Clarissa Macedo
Rejeição
Teu olhar ginecológico
habita o meu aquário
de usuras e medos.
Profissional, asséptico e vidrado
o deslocar dos teus olhos
ofende o meu útero,
cansado da espera.
Enquanto me curo da tua ausência
da tua face clínica e distante,
que jamais arranca o chamado do meu apelo,
bordo a falsa flor,
laureada de armadilha,
clandestina
como a agulha que não soube usar
e que espetei na casa mais alta do teu coração.
***
Surpresa
Não fui a garota que todos esperavam
[porque a mim nada foi creditado]
— “Será igual ao pai”, diziam
[aquele que me foi(-se) tirado].
Não fui a boa menina,
mas uma paisagem caricaturada:
por fora, o avesso, a penúria, uma linguagem muda
por dentro, um cacto de selênio e violência.
(Uma poesia autoafirmativa como esta não pode valer a pena).
Uma menina, inesperada;
uma mulher, horizonte irrecuperável.
***
Endereço
Minha casa é uma ilha
Um mar que secou há tanto
Onde os pássaros bebem a bile dos meus sonhos.
***
Cenáculo
para Lílian Almeida
Ao pé das Oliveiras,
um alaúde queimava
e ele via as cordas.
Sob a árvore do deserto,
uma lágrima de pudor
e a fuga ao coração do incerto.
Judas, o mais amado,
sem prata, um sopro,
um engano à mercê
do medo –
do Senhor, um olho.
***
Perpétuo
Uma encosta
um leme de celas
que sobrevive
à interrupção do tempo.
Um salário de medos
veste a carapaça,
tigre de oito metros.
No infinito,
um relógio esquivo permanece.
Na intermitência,
o cortejo dos solos que deixaram
dos deuses que temeram.
***
Espículo
Onde eu estava?
Quem era quando, desavisada,
olhava de longe o percurso dos anos?
Todos sabem da morte,
e dizem dela com intimidade.
Hoje eu a topo de frente,
como um cão olha a tarde
como um pássaro que, sísmico,
pousa nas remotas asas.
***
Do abrupto
Molhar as plantas
Comprar sabão
Depenar as frutas
Saudar os óculos
Amarrar sapatos
Limpar os poros
Minha mãe é morta.
Clarissa Macedo (Salvador – BA), doutora em Literatura e Cultura, é escritora, revisora, agente cultural, pesquisadora e professora.

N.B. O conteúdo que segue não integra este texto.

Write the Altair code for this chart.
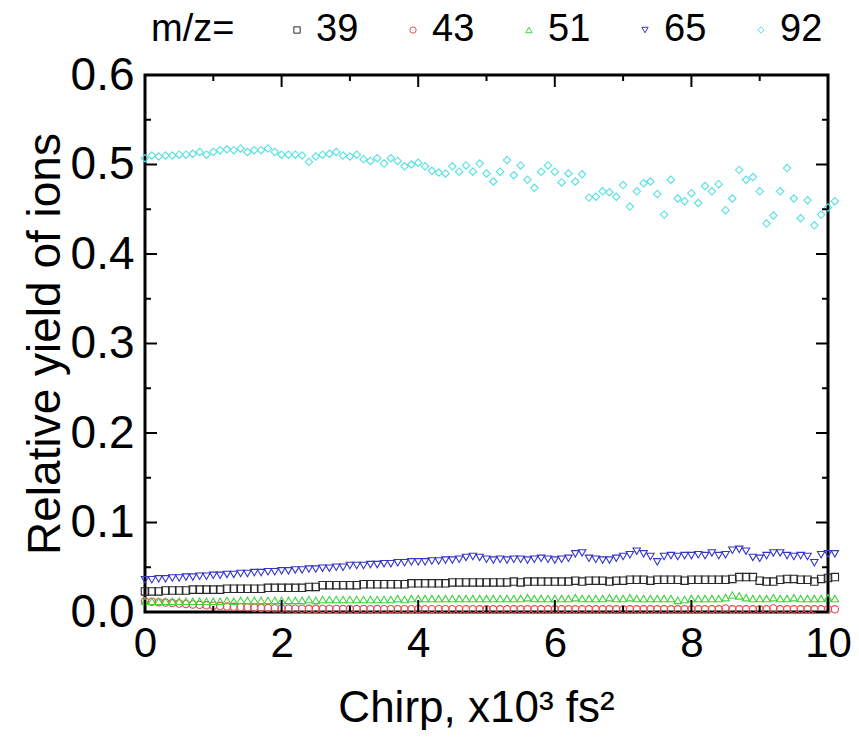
import altair as alt
import pandas as pd

# ---------------- data ----------------
chirp = [0.0, 0.1, 0.2, 0.3, 0.4, 0.5, 0.6, 0.7, 0.8, 0.9,
         1.0, 1.1, 1.2, 1.3, 1.4, 1.5, 1.6, 1.7, 1.8, 1.9,
         2.0, 2.1, 2.2, 2.3, 2.4, 2.5, 2.6, 2.7, 2.8, 2.9,
         3.0, 3.1, 3.2, 3.3, 3.4, 3.5, 3.6, 3.7, 3.8, 3.9,
         4.0, 4.1, 4.2, 4.3, 4.4, 4.5, 4.6, 4.7, 4.8, 4.9,
         5.0, 5.1, 5.2, 5.3, 5.4, 5.5, 5.6, 5.7, 5.8, 5.9,
         6.0, 6.1, 6.2, 6.3, 6.4, 6.5, 6.6, 6.7, 6.8, 6.9,
         7.0, 7.1, 7.2, 7.3, 7.4, 7.5, 7.6, 7.7, 7.8, 7.9,
         8.0, 8.1, 8.2, 8.3, 8.4, 8.5, 8.6, 8.7, 8.8, 8.9,
         9.0, 9.1, 9.2, 9.3, 9.4, 9.5, 9.6, 9.7, 9.8, 9.9,
         10.0, 10.1]

mz39 = [0.023, 0.023, 0.023, 0.024, 0.024, 0.024, 0.024, 0.025, 0.025, 0.025,
        0.025, 0.025, 0.026, 0.026, 0.026, 0.026, 0.026, 0.026, 0.027, 0.027,
        0.027, 0.027, 0.027, 0.027, 0.028, 0.028, 0.030, 0.030, 0.030, 0.030,
        0.030, 0.030, 0.031, 0.031, 0.031, 0.031, 0.031, 0.031, 0.031, 0.032,
        0.032, 0.032, 0.032, 0.032, 0.032, 0.033, 0.033, 0.033, 0.033, 0.033,
        0.033, 0.033, 0.033, 0.033, 0.034, 0.033, 0.034, 0.034, 0.034, 0.034,
        0.034, 0.034, 0.034, 0.035, 0.034, 0.035, 0.035, 0.035, 0.034, 0.035,
        0.035, 0.036, 0.036, 0.036, 0.035, 0.036, 0.036, 0.036, 0.036, 0.035,
        0.036, 0.036, 0.036, 0.036, 0.036, 0.036, 0.037, 0.039, 0.039, 0.039,
        0.035, 0.034, 0.034, 0.036, 0.037, 0.037, 0.036, 0.036, 0.034, 0.037,
        0.038, 0.039]

mz43 = [0.012, 0.0115, 0.011, 0.0105, 0.010, 0.0095, 0.009, 0.0085, 0.008, 0.0075,
        0.007, 0.0066, 0.0062, 0.0058, 0.0055, 0.0052, 0.0049, 0.0046, 0.0044, 0.0042,
        0.004, 0.0038, 0.0037, 0.0036, 0.0035, 0.0035, 0.0034, 0.0034, 0.0034, 0.0033,
        0.0033, 0.0033, 0.0033, 0.0032, 0.0033, 0.0032, 0.0032, 0.0032, 0.0032, 0.0032,
        0.0032, 0.0031, 0.0032, 0.0031, 0.0031, 0.0031, 0.0031, 0.003, 0.0031, 0.003,
        0.003, 0.003, 0.003, 0.003, 0.003, 0.003, 0.003, 0.003, 0.003, 0.003,
        0.003, 0.003, 0.003, 0.003, 0.003, 0.003, 0.003, 0.003, 0.003, 0.003,
        0.003, 0.003, 0.003, 0.003, 0.003, 0.003, 0.003, 0.003, 0.003, 0.003,
        0.003, 0.003, 0.003, 0.003, 0.003, 0.004, 0.003, 0.003, 0.003, 0.003,
        0.003, 0.003, 0.004, 0.003, 0.003, 0.003, 0.003, 0.003, 0.003, 0.003,
        0.003, 0.003]

mz51 = [0.012, 0.012, 0.012, 0.012, 0.012, 0.012, 0.012, 0.012, 0.012, 0.012,
        0.012, 0.012, 0.013, 0.012, 0.013, 0.013, 0.013, 0.013, 0.013, 0.013,
        0.013, 0.013, 0.013, 0.013, 0.014, 0.013, 0.014, 0.014, 0.014, 0.014,
        0.014, 0.014, 0.014, 0.014, 0.014, 0.014, 0.014, 0.015, 0.014, 0.015,
        0.015, 0.015, 0.015, 0.015, 0.015, 0.015, 0.015, 0.015, 0.015, 0.015,
        0.015, 0.015, 0.015, 0.015, 0.015, 0.015, 0.016, 0.015, 0.015, 0.015,
        0.015, 0.015, 0.015, 0.016, 0.015, 0.015, 0.015, 0.015, 0.016, 0.015,
        0.015, 0.016, 0.015, 0.015, 0.015, 0.015, 0.015, 0.015, 0.013, 0.014,
        0.015, 0.015, 0.015, 0.015, 0.015, 0.016, 0.019, 0.018, 0.016, 0.015,
        0.015, 0.015, 0.016, 0.015, 0.015, 0.016, 0.015, 0.015, 0.015, 0.015,
        0.016, 0.015]

mz65 = [0.036, 0.036, 0.037, 0.037, 0.038, 0.038, 0.039, 0.039, 0.040, 0.040,
        0.041, 0.041, 0.042, 0.042, 0.043, 0.043, 0.044, 0.044, 0.045, 0.045,
        0.046, 0.046, 0.047, 0.047, 0.048, 0.048, 0.049, 0.049, 0.050, 0.050,
        0.052, 0.052, 0.052, 0.053, 0.053, 0.054, 0.054, 0.055, 0.055, 0.056,
        0.056, 0.056, 0.057, 0.057, 0.058, 0.058, 0.059, 0.061, 0.062, 0.061,
        0.059, 0.058, 0.059, 0.058, 0.059, 0.059, 0.058, 0.059, 0.060, 0.059,
        0.058, 0.059, 0.060, 0.065, 0.066, 0.060, 0.059, 0.058, 0.058, 0.060,
        0.062, 0.064, 0.068, 0.065, 0.062, 0.056, 0.062, 0.063, 0.062, 0.063,
        0.063, 0.064, 0.063, 0.066, 0.063, 0.064, 0.069, 0.070, 0.068, 0.061,
        0.060, 0.063, 0.066, 0.066, 0.063, 0.062, 0.063, 0.062, 0.055, 0.064,
        0.065, 0.065]

mz92 = [0.507, 0.510, 0.509, 0.510, 0.510, 0.511, 0.511, 0.512, 0.514, 0.511,
        0.514, 0.516, 0.517, 0.516, 0.518, 0.514, 0.516, 0.516, 0.518, 0.514,
        0.511, 0.511, 0.511, 0.510, 0.503, 0.509, 0.511, 0.512, 0.514, 0.510,
        0.509, 0.511, 0.506, 0.504, 0.507, 0.501, 0.507, 0.504, 0.498, 0.500,
        0.502, 0.498, 0.493, 0.491, 0.490, 0.498, 0.492, 0.499, 0.492, 0.501,
        0.490, 0.481, 0.492, 0.505, 0.488, 0.499, 0.483, 0.474, 0.492, 0.499,
        0.492, 0.480, 0.490, 0.481, 0.489, 0.463, 0.464, 0.470, 0.469, 0.464,
        0.477, 0.453, 0.470, 0.479, 0.481, 0.467, 0.444, 0.483, 0.462, 0.459,
        0.468, 0.457, 0.476, 0.470, 0.478, 0.449, 0.462, 0.494, 0.483, 0.486,
        0.470, 0.434, 0.443, 0.470, 0.496, 0.462, 0.440, 0.460, 0.432, 0.444,
        0.452, 0.459]

series_names = ["39", "43", "51", "65", "92"]
series_values = [mz39, mz43, mz51, mz65, mz92]
series_colors = ["#2a2a2a", "#e05252", "#3fd43f", "#3535c8", "#55e0e0"]
series_shapes = ["square", "circle", "triangle-up", "triangle-down", "diamond"]

x_major = [0, 2, 4, 6, 8, 10]
x_minor = [1, 3, 5, 7, 9]
y_major = [0.0, 0.1, 0.2, 0.3, 0.4, 0.5, 0.6]
y_minor = [0.05, 0.15, 0.25, 0.35, 0.45, 0.55]

# ---------------- build table ----------------
rows = []
for name, vals in zip(series_names, series_values):
    for xv, yv in zip(chirp, vals):
        rows.append({"chirp": xv, "yield": yv, "mz": name})
df = pd.DataFrame(rows)

W, H = 683, 537
FONT = "Liberation Sans"
xscale = alt.Scale(domain=[0, 10], nice=False, zero=False)
yscale = alt.Scale(domain=[0, 0.6], nice=False, zero=False)

legend = alt.Legend(
    title="m/z=", orient="none", legendX=6, legendY=-64,
    direction="horizontal", columns=5, titleOrient="left",
    titleFontSize=38, titleFont=FONT, titleFontWeight="normal", titleColor="black",
    titlePadding=43, titleBaseline="middle",
    labelFontSize=38, labelFont=FONT, labelColor="black", labelOffset=0,
    symbolSize=40, symbolStrokeWidth=1, columnPadding=35,
)

points = alt.Chart(df).mark_point(filled=False, size=55, strokeWidth=1.1, opacity=1).encode(
    x=alt.X("chirp:Q", scale=xscale,
            axis=alt.Axis(values=x_major, format="d", title="Chirp, x10³ fs²",
                          ticks=False, domain=False, grid=False, labelPadding=11,
                          labelFlush=False, labelOverlap=False,
                          labelFontSize=42, titleFontSize=44, titleX=331, titleY=109,
                          titleBaseline="alphabetic", titleAlign="center")),
    y=alt.Y("yield:Q", scale=yscale,
            axis=alt.Axis(values=y_major, format=".1f", title="Relative yield of ions",
                          ticks=False, domain=False, grid=False, labelPadding=11,
                          labelFlush=False, labelOverlap=False,
                          labelFontSize=46, titleFontSize=46, titleX=-100,
                          titleBaseline="middle", titleAngle=-90)),
    color=alt.Color("mz:N", scale=alt.Scale(domain=series_names, range=series_colors), legend=legend),
    shape=alt.Shape("mz:N", scale=alt.Scale(domain=series_names, range=series_shapes), legend=legend),
)

def xticks(vals, length, top):
    d = pd.DataFrame({"v": vals})
    y0 = 0 if top else H
    y1 = length if top else H - length
    return alt.Chart(d).mark_rule(color="black", strokeWidth=2).encode(
        x=alt.X("v:Q", scale=xscale), y=alt.value(y0), y2=alt.value(y1))

def yticks(vals, length, right):
    d = pd.DataFrame({"v": vals})
    x0 = W if right else 0
    x1 = W - length if right else length
    return alt.Chart(d).mark_rule(color="black", strokeWidth=2).encode(
        y=alt.Y("v:Q", scale=yscale), x=alt.value(x0), x2=alt.value(x1))

ticks = [
    xticks(x_major, 12, False), xticks(x_minor, 6, False),
    xticks(x_major, 12, True), xticks(x_minor, 6, True),
    yticks(y_major, 12, False), yticks(y_minor, 6, False),
    yticks(y_major, 12, True), yticks(y_minor, 6, True),
]

chart = alt.layer(points, *ticks).properties(
    width=W, height=H,
    autosize=alt.AutoSizeParams(type="none"),
    padding={"left": 137, "top": 67, "right": 23, "bottom": 118},
).configure_view(stroke="black", strokeWidth=3).configure_axis(
    labelFont=FONT, titleFont=FONT, labelColor="black", titleColor="black",
    titleFontWeight="normal",
)

chart.save("out.html", embed_options={"renderer": "svg", "actions": False})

Apresenta-se em eventos pelo Brasil e exterior. Integra coletâneas, revistas, blogs e sites. Publicou “O trem vermelho que partiu das cinzas”, “Na pata do cavalo há sete abismos” (Prêmio Nacional da Academia de Letras da Bahia; traduzido ao espanhol), “O nome do mapa e outros mitos de um tempo chamado aflição” e “A casa mais alta do teu coração” (Prêmio Biblioteca Digital do Paraná). É a idealizadora do “Encontro de Autoras Baianas” e do “Sarau Cartografias”.